Demandez aux pantelants parmi eux, et à tous ceux qui gravitent
autour d’eux, avides de vous représenter au parlement s’ils sont
maîtres de leurs décisions. S’ils vous semblent jouir de cette
liberté, optez pour la reconduction.
Que les juges s’interrogent sur la réputation de la justice.
S’ils en sont satisfaits, qu’ils optent pour la reconduction.
Que les journalistes et les professionnels des médias se
demandent à quel point ils jouissent de la liberté d’expression
et d’opinion. S’ils en sont satisfaits, qu’ils optent pour la
reconduction.
Demandez à la Trésorerie à combien s’élève la dette publique,
aussi bien interne qu’externe. S’il vous semble que vos enfants
et vos grands enfants pourront la rembourser sans soumission ni
aliénation, optez pour la reconduction.
Demandez à qui appartiennent les projets prodigieux en cours ?

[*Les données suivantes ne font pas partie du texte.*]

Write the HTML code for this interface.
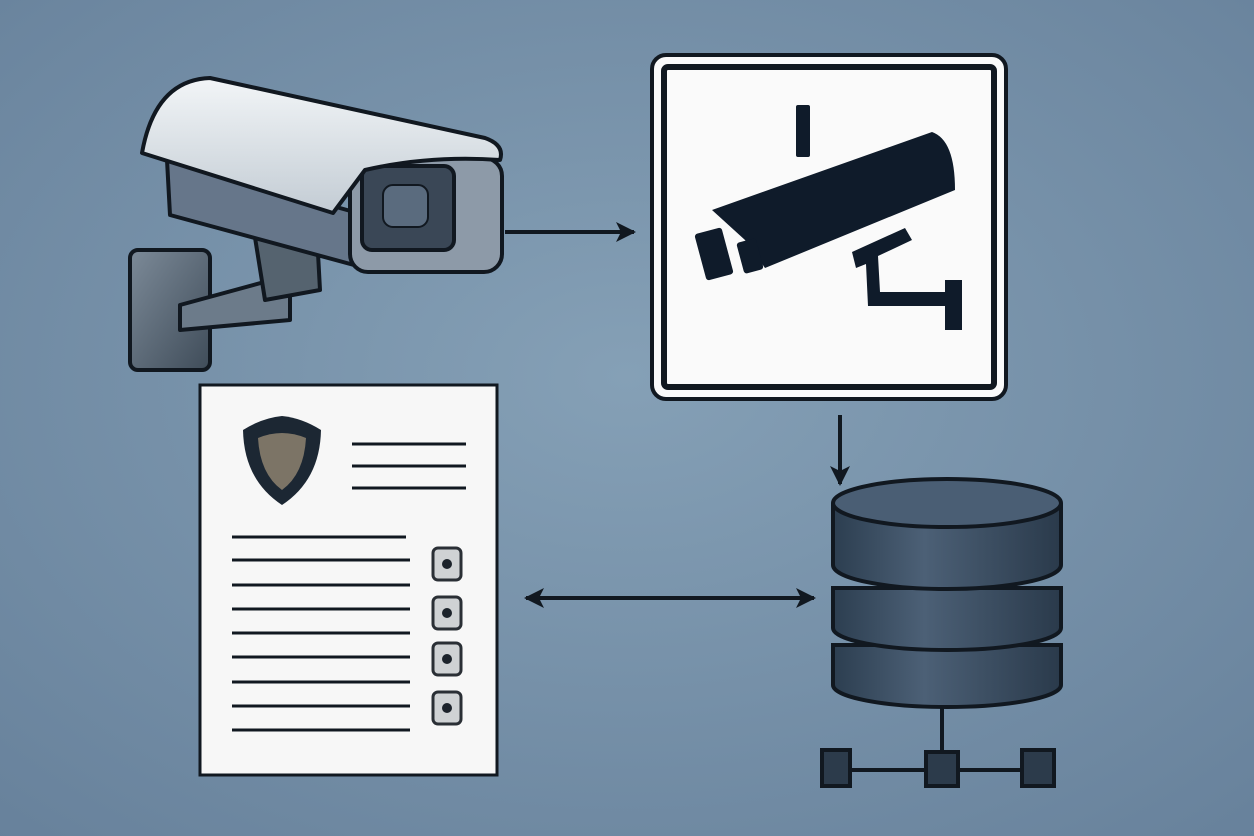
<!DOCTYPE html>
<html><head><style>html,body{margin:0;padding:0;width:1254px;height:836px;overflow:hidden}</style></head>
<body>
<svg width="1254" height="836" viewBox="0 0 1254 836" xmlns="http://www.w3.org/2000/svg">
<defs>
<radialGradient id="bg" cx="50%" cy="45%" r="75%">
<stop offset="0" stop-color="#85a0b6"/><stop offset="1" stop-color="#67819b"/></radialGradient>
<linearGradient id="top" x1="0" y1="0" x2="0" y2="1"><stop offset="0" stop-color="#f2f5f7"/><stop offset="1" stop-color="#c3ccd4"/></linearGradient>
<linearGradient id="metal" x1="0" y1="0" x2="1" y2="1"><stop offset="0" stop-color="#7c8a98"/><stop offset="1" stop-color="#3f4c59"/></linearGradient>
<linearGradient id="disk" x1="0" y1="0" x2="1" y2="0"><stop offset="0" stop-color="#2c3e50"/><stop offset="0.4" stop-color="#4c6076"/><stop offset="1" stop-color="#2a3a4b"/></linearGradient>
<marker id="ah" markerWidth="22" markerHeight="22" refX="18" refY="11" orient="auto-start-reverse" markerUnits="userSpaceOnUse"><path d="M0,1 L20,11 L0,21 L5,11 Z" fill="#111820"/></marker>
</defs>
<rect width="1254" height="836" fill="url(#bg)"/>

<!-- camera -->
<g stroke="#111820" stroke-width="4" stroke-linejoin="round">
<rect x="130" y="250" width="80" height="120" rx="8" fill="url(#metal)"/>
<path d="M180,305 L290,275 L290,320 L180,330 Z" fill="#6c7b8a"/>
<path d="M253,225 L317,235 L320,290 L265,300 Z" fill="#55636f"/>
<path d="M167,160 L365,215 L365,268 L170,215 Z" fill="#66768a"/>
<rect x="350" y="158" width="152" height="114" rx="18" fill="#8d9aa8"/>
<rect x="362" y="166" width="92" height="84" rx="10" fill="#3a4756"/>
<rect x="383" y="185" width="45" height="42" rx="10" fill="#5a6b7e" stroke-width="2"/>
<path d="M210,78 Q155,80 142,153 L333,213 L365,170 Q430,155 500,160 Q505,145 485,138 Z" fill="url(#top)"/>
</g>

<!-- sign -->
<rect x="652" y="55" width="354" height="344" rx="14" fill="#fafafa" stroke="#111820" stroke-width="4"/>
<rect x="664" y="67" width="330" height="320" rx="4" fill="none" stroke="#111820" stroke-width="6"/>
<g fill="#0f1b2a">
<rect x="796" y="105" width="14" height="52" rx="2"/>
<path d="M712,210 L932,132 Q955,140 955,190 L765,268 L745,240 Z"/>
<rect x="700" y="230" width="28" height="48" rx="3" transform="rotate(-15 714 254)"/>
<rect x="740" y="240" width="20" height="32" rx="3" transform="rotate(-15 750 256)"/>
<path d="M852,252 L905,228 L912,240 L878,256 L880,292 L945,292 L945,280 L962,280 L962,330 L945,330 L945,306 L868,306 L866,264 L856,268 Z"/>
</g>

<!-- arrows -->
<g stroke="#111820" stroke-width="4" fill="none">
<line x1="505" y1="232" x2="634" y2="232" marker-end="url(#ah)"/>
<line x1="840" y1="415" x2="840" y2="484" marker-end="url(#ah)"/>
<line x1="526" y1="598" x2="814" y2="598" marker-start="url(#ah)" marker-end="url(#ah)"/>
</g>

<!-- database -->
<g stroke="#111820" stroke-width="4">
<line x1="942" y1="700" x2="942" y2="760"/>
<line x1="835" y1="770" x2="1040" y2="770"/>
<rect x="822" y="750" width="28" height="36" fill="#2c3b4b"/>
<rect x="926" y="752" width="32" height="34" fill="#2c3b4b"/>
<rect x="1022" y="750" width="32" height="36" fill="#2c3b4b"/>
<path d="M833,645 L833,685 A114,22 0 0 0 1061,685 L1061,645 Z" fill="url(#disk)"/>
<path d="M833,588 L833,628 A114,22 0 0 0 1061,628 L1061,588 Z" fill="url(#disk)"/>
<path d="M833,505 L833,565 A114,24 0 0 0 1061,565 L1061,505 Z" fill="url(#disk)"/>
<ellipse cx="947" cy="503" rx="114" ry="24" fill="#4a5e74"/>
</g>

<!-- document -->
<rect x="200" y="385" width="297" height="390" fill="#f7f7f7" stroke="#111820" stroke-width="3"/>
<path d="M243,430 Q262,418 282,416 Q302,418 321,430 Q320,480 282,505 Q244,480 243,430 Z" fill="#1c2733"/>
<path d="M258,438 Q282,428 306,438 Q304,474 282,490 Q260,474 258,438 Z" fill="#7c7466"/>
<g stroke="#111820" stroke-width="3">
<line x1="352" y1="444" x2="466" y2="444"/><line x1="352" y1="466" x2="466" y2="466"/><line x1="352" y1="488" x2="466" y2="488"/>
<line x1="232" y1="537" x2="406" y2="537"/><line x1="232" y1="560" x2="410" y2="560"/>
<line x1="232" y1="585" x2="410" y2="585"/><line x1="232" y1="609" x2="410" y2="609"/>
<line x1="232" y1="633" x2="410" y2="633"/><line x1="232" y1="657" x2="410" y2="657"/>
<line x1="232" y1="682" x2="410" y2="682"/><line x1="232" y1="706" x2="410" y2="706"/>
<line x1="232" y1="730" x2="410" y2="730"/>
</g>
<g fill="#cfd2d4" stroke="#2a2f35" stroke-width="3">
<rect x="433" y="548" width="28" height="32" rx="5"/>
<rect x="433" y="597" width="28" height="32" rx="5"/>
<rect x="433" y="643" width="28" height="32" rx="5"/>
<rect x="433" y="692" width="28" height="32" rx="5"/>
</g>
<g fill="#1c232b"><circle cx="447" cy="564" r="5"/><circle cx="447" cy="613" r="5"/><circle cx="447" cy="659" r="5"/><circle cx="447" cy="708" r="5"/></g>
</svg>
</body></html>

Dans l’intérêt de qui sont-ils ? Interrogez-vous sur les
compagnies géantes qui ont été récemment établies, et continuent
d’être établies. Si vous trouvez que les libanais en détiennent
les actions et bénéficient de leur rendement, optez pour la
reconduction.
Demandez aux nantis jusqu'à l’opulence et assoiffés de pouvoir
par qui et pour qui dirigeront-ils le pays ? Si c’est par vous
et pour vous, optez pour la reconduction.
Le Liban se trouve aujourd’hui à un croisement décisif de son
histoire et de sa vie politique et nationale. Les élections que
prévoient les dirigeants, avec les dispositifs et les fonds
qu’ils y consacrent ainsi que le pouvoir de désinformation
qu’ils y utilisent, constituent un piège hautement dangereux.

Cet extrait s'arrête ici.